In an old paper, Ehrenfest 1931, the introduction starts off as follows:
The band spectra of symmetric diatomic molecules show certain striking differences from those of asymmetric molecules. For when the two nuclei of the molecule are identical, the intensity of the individual lines of a band, instead of varying smoothly from line to line, alternates more or less markedly.
There is something called the relative weight, defined by the ratio of the number of states that are symmetric under interchange of the two nuclei and the number that are asymmetric. In modern language, let the degeneracy of the nuclear ground state be $g$. Then the relative weight is $(g+1)/(g-1)$ if the nuclei are bosons, $(g-1)/(g+1)$ if fermions. If I'm understanding correctly, then if the rotational state of the molecule is $J$, then depending on whether $J$ is odd or even, the two nuclei can pick up a relative phase $(-1)^J$, so the degeneracy of the odd-$J$ and even-$J$ states alternates according to the relative weights.
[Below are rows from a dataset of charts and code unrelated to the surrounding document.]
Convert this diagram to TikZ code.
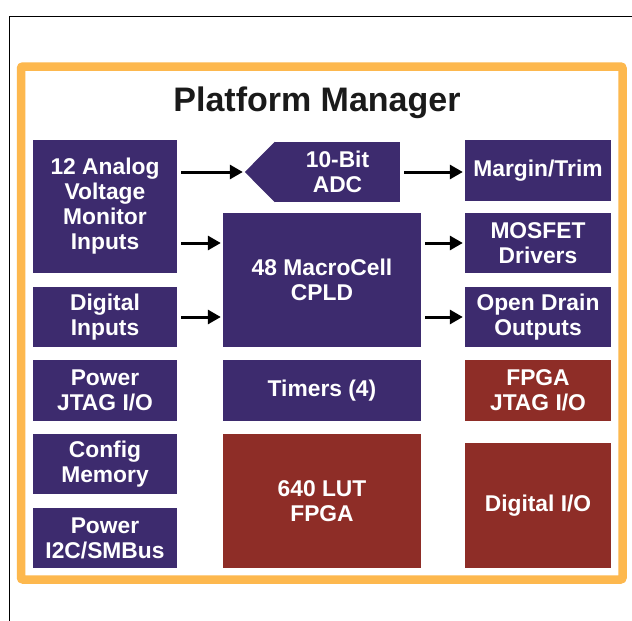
\documentclass[tikz,border=0pt]{standalone}
\usepackage{fontspec}
\setmainfont{Liberation Sans}
\usetikzlibrary{arrows.meta}
\definecolor{mgrpurple}{HTML}{3D2B6E}
\definecolor{mgrred}{HTML}{8E2D27}
\definecolor{mgrorange}{HTML}{FDB84E}
\definecolor{mgrtitle}{HTML}{1A1A1A}
\begin{document}
\begin{tikzpicture}[x=1pt, y=-1pt,
  block/.style={fill=mgrpurple, text=white, font=\bfseries\fontsize{22.8}{25}\selectfont, align=center, inner sep=0pt},
  fpgablock/.style={block, fill=mgrred},
  link/.style={line width=3pt, -{Triangle[length=13pt, width=14pt]}, shorten <=4pt, shorten >=2pt}]
\useasboundingbox (0,0) rectangle (632,621);
\fill[white] (0,0) rectangle (632,621);
\draw[line width=1pt] (9,621) -- (9,16) -- (632,16);
\draw[mgrorange, line width=8.5pt, rounded corners=2pt] (21,66.5) rectangle (622.5,579.5);
\node[font=\bfseries\fontsize{34}{38}\selectfont, text=mgrtitle] (title) at (317,102.5) {Platform Manager};

\node[block, minimum width=144pt, minimum height=133pt] (analog) at (105,206.5) {12 Analog\\Voltage\\Monitor\\Inputs};
\node[block, minimum width=144pt, minimum height=60pt] (digital) at (105,317) {Digital\\Inputs};
\node[block, minimum width=144pt, minimum height=61pt] (pwrjtag) at (105,390.5) {Power\\JTAG I/O};
\node[block, minimum width=144pt, minimum height=60pt] (config) at (105,464) {Config\\Memory};
\node[block, minimum width=144pt, minimum height=60pt] (pwri2c) at (105,538) {Power\\I2C/SMBus};

\node[block, minimum width=125pt, minimum height=60pt] (adc) at (337.5,172) {10-Bit\\ADC};
\fill[mgrpurple] (adc.north west) -- ([xshift=-30pt]adc.west) -- (adc.south west) -- cycle;
\coordinate (adctip) at ([xshift=-30pt]adc.west);
\node[block, minimum width=198pt, minimum height=134pt] (cpld) at (322,280) {48 MacroCell\\CPLD};
\node[block, minimum width=198pt, minimum height=61pt] (timers) at (322,390.5) {Timers (4)};
\node[fpgablock, minimum width=198pt, minimum height=134pt] (fpga) at (322,501) {640 LUT\\FPGA};

\node[block, minimum width=146pt, minimum height=61pt] (margin) at (538,170.5) {Margin/Trim};
\node[block, minimum width=146pt, minimum height=60pt] (mosfet) at (538,243) {MOSFET\\Drivers};
\node[block, minimum width=146pt, minimum height=60pt] (opendrain) at (538,317) {Open Drain\\Outputs};
\node[fpgablock, minimum width=146pt, minimum height=61pt] (fpgajtag) at (538,390.5) {FPGA\\JTAG I/O};
\node[fpgablock, minimum width=146pt, minimum height=125pt] (digitalio) at (538,505.5) {Digital I/O};

\draw[link] (analog.east |- adctip) -- (adctip);
\draw[link] (adc.east) -- (margin.west |- adc.east);
\draw[link] (analog.east |- mosfet) -- (cpld.west |- mosfet);
\draw[link] (digital.east) -- (cpld.west |- digital);
\draw[link] (cpld.east |- mosfet) -- (mosfet.west);
\draw[link] (cpld.east |- opendrain) -- (opendrain.west);
\end{tikzpicture}
\end{document}
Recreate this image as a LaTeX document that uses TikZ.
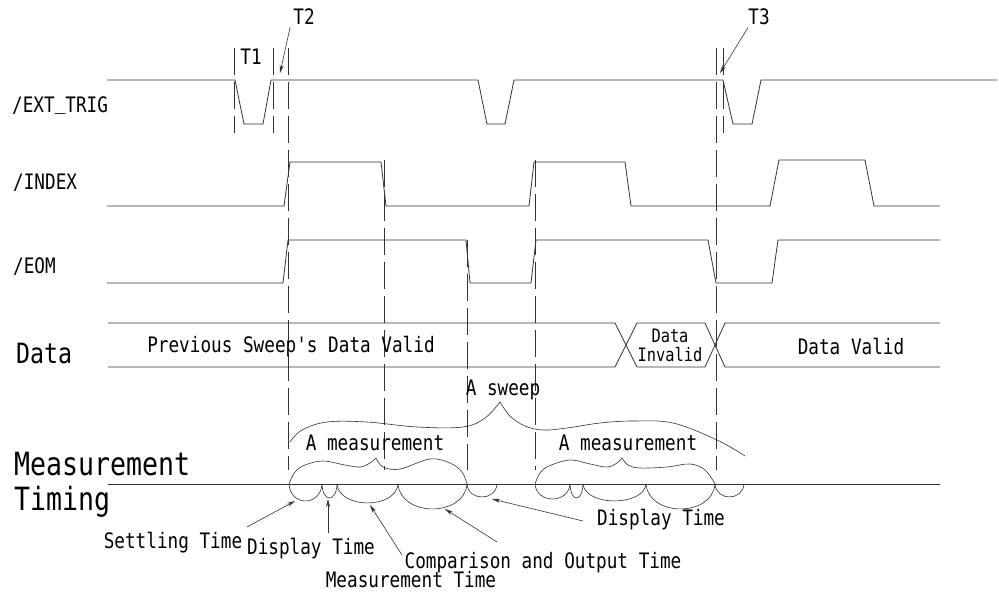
\documentclass[tikz,border=0pt]{standalone}
\usepackage{fontspec}
\newfontfamily\gf[FakeStretch=0.83]{DejaVu Sans Mono}
\usetikzlibrary{arrows.meta}
\begin{document}
\begin{tikzpicture}[x=1pt,y=-1pt,
  sig/.style={draw=black!80,line width=0.8pt},
  guide/.style={draw=black!80,line width=0.7pt,dash pattern=on 27pt off 7pt},
  curly/.style={draw=black!80,line width=0.6pt},
  ptr/.style={draw=black!80,line width=0.6pt,-{Stealth[length=8pt,width=4pt]}},
  txt/.style={font={\gf\fontsize{21.3}{21}\selectfont},inner sep=0pt,text=black},
  smalltxt/.style={font={\gf\fontsize{18.5}{20}\selectfont},inner sep=0pt,align=center,text=black},
  bigtxt/.style={font={\gf\fontsize{28}{28}\selectfont},inner sep=0pt,anchor=west,text=black},
  hugetxt/.style={font={\gf\fontsize{32}{32}\selectfont},inner sep=0pt,anchor=west,text=black}]
\useasboundingbox (0,0) rectangle (999,596);
\fill[white] (0,0) rectangle (999,596);

% left labels
\node[txt,anchor=west] (lext) at (12,106) {/EXT\raisebox{3pt}{\_}TRIG};
\node[txt,anchor=west] (lidx) at (13,183) {/INDEX};
\node[txt,anchor=west] (leom) at (13,267) {/EOM};
\node[bigtxt] (ldata) at (16,353) {Data};
\node[hugetxt] (lmeas) at (14,464) {Measurement};
\node[hugetxt] (ltim) at (14,502) {Timing};

% /EXT_TRIG
\draw[sig] (107,80) -- (235,80) -- (244,124) -- (263,124) -- (271,80) -- (478,80)
  -- (487,124) -- (505,124) -- (514,80) -- (723,80) -- (733,124) -- (752,124) -- (761,80) -- (997,80);
% /INDEX
\draw[sig] (107,206) -- (284,206) -- (290,162) -- (381,162) -- (386,206) -- (529,206)
  -- (534,162) -- (625,162) -- (631,206) -- (770,206) -- (779,160) -- (865,160) -- (874,206) -- (940,206);
% /EOM
\draw[sig] (107,283) -- (283,283) -- (288,240) -- (466,240) -- (470,283) -- (531,283)
  -- (536,240) -- (708,240) -- (716,283) -- (772,283) -- (778,240) -- (940,240);
% Data bus
\draw[sig] (108,323) -- (615,323) -- (637,367) -- (705,367) -- (725,323) -- (940,323);
\draw[sig] (108,367) -- (615,367) -- (637,323) -- (705,323) -- (725,367) -- (940,367);
% baseline
\draw[sig] (108,484) -- (940,484);

% guide lines
\draw[guide] (234,48) -- (234,133);
\draw[guide] (273,48) -- (273,133);
\draw[guide] (288,48) -- (288,470);
\draw[guide] (384,160) -- (384,470);
\draw[guide] (467,240) -- (467,470);
\draw[guide] (535,160) -- (535,470);
\draw[guide] (716,48) -- (716,470);
\draw[guide] (723,48) -- (723,133);

% T labels
\node[txt] (t1) at (251,57) {T1};
\node[txt] (t2) at (304,17) {T2};
\node[txt] (t3) at (759,17) {T3};
\coordinate (t2tip) at (280,73);
\coordinate (t3tip) at (720,73);
\draw[ptr] (t2.south west) ++(-3,2) -- (t2tip);
\draw[ptr] (t3.south west) ++(0,2) -- (t3tip);

% data texts
\node[txt] (dprev) at (291,347) {Previous Sweep's Data Valid};
\node[smalltxt] (dinv) at (670,345) {Data\\[-1pt]Invalid};
\node[txt] (dvalid) at (851,347) {Data Valid};

% sweep brace
\node[txt] (sweep) at (503,390) {A sweep};
\draw[curly] plot[smooth,tension=0.6] coordinates {(290,442) (302,430) (327,422) (367,422) (417,427) (463,427) (485,418) (500,402)};
\draw[curly] plot[smooth,tension=0.6] coordinates {(500,402) (510,416) (525,426) (543,430) (567,428) (600,423) (633,421) (673,423) (717,440) (745,456)};

% measurement braces
\node[txt] (meas1) at (375,443) {A measurement};
\node[txt] (meas2) at (628,443) {A measurement};
\draw[curly] plot[smooth,tension=0.6] coordinates {(289,484) (295,472) (305,465) (323,461) (345,465) (360,467) (370,463) (376,458)};
\draw[curly] plot[smooth,tension=0.6] coordinates {(376,458) (383,467) (400,469) (430,459) (450,463) (462,472) (467,484)};
\draw[curly] plot[smooth,tension=0.6] coordinates {(535,484) (540,473) (549,466) (570,460) (590,464) (607,467) (617,463) (622,458)};
\draw[curly] plot[smooth,tension=0.6] coordinates {(622,458) (628,465) (640,468) (667,467) (690,464) (705,470) (715,484)};

% lobes below baseline
\foreach \a/\b/\d in {289/322/17, 322/337/14, 337/398/19, 398/467/25, 467/497/13,
                      535/570/15, 570/583/14, 583/646/17, 646/715/25, 715/744/13}
  \draw[curly] (\a,484) .. controls ({\a+0.04*(\b-\a)},{484+\d*1.33}) and ({\b-0.04*(\b-\a)},{484+\d*1.33}) .. (\b,484);

% bottom labels and pointers
\node[txt] (settle) at (173,543) {Settling Time};
\node[txt] (disp1) at (311,549) {Display Time};
\node[txt] (mtime) at (411,580) {Measurement Time};
\node[txt] (comp) at (543,563) {Comparison and Output Time};
\node[txt] (disp2) at (661,520) {Display Time};
\coordinate (settletip) at (295,501);
\coordinate (disp1tip) at (328,499);
\coordinate (mtimetip) at (370,505);
\coordinate (comptip) at (445,509);
\coordinate (disp2tip) at (492,499);
\draw[ptr] (247,527) -- (settletip);
\draw[ptr] (328,533) -- (disp1tip);
\draw[ptr] (402,555) -- (mtimetip);
\draw[ptr] (497,542) -- (comptip);
\draw[ptr] (583,521) -- (disp2tip);
\end{tikzpicture}
\end{document}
Assuming the above is right, then there's only one thing I really don't understand. How does this show up experimentally as an alternating pattern of intensities? What kind of transitions are we talking about? M1? E2? Are these absorption spectra? Emission spectra? Suppose you populate a molecular state with some spin. Then we're just hopping down a ladder, and it seems to me that by simple conservation of probability there can't be any alternation of intensity. Or by intensity do they actually mean transition rate rather than what an experimentalist would call intensity? (If so, then I'm curious how one would determine these transition rates. From natural line widths? From competition between radiation and collisions in a sample of gas?)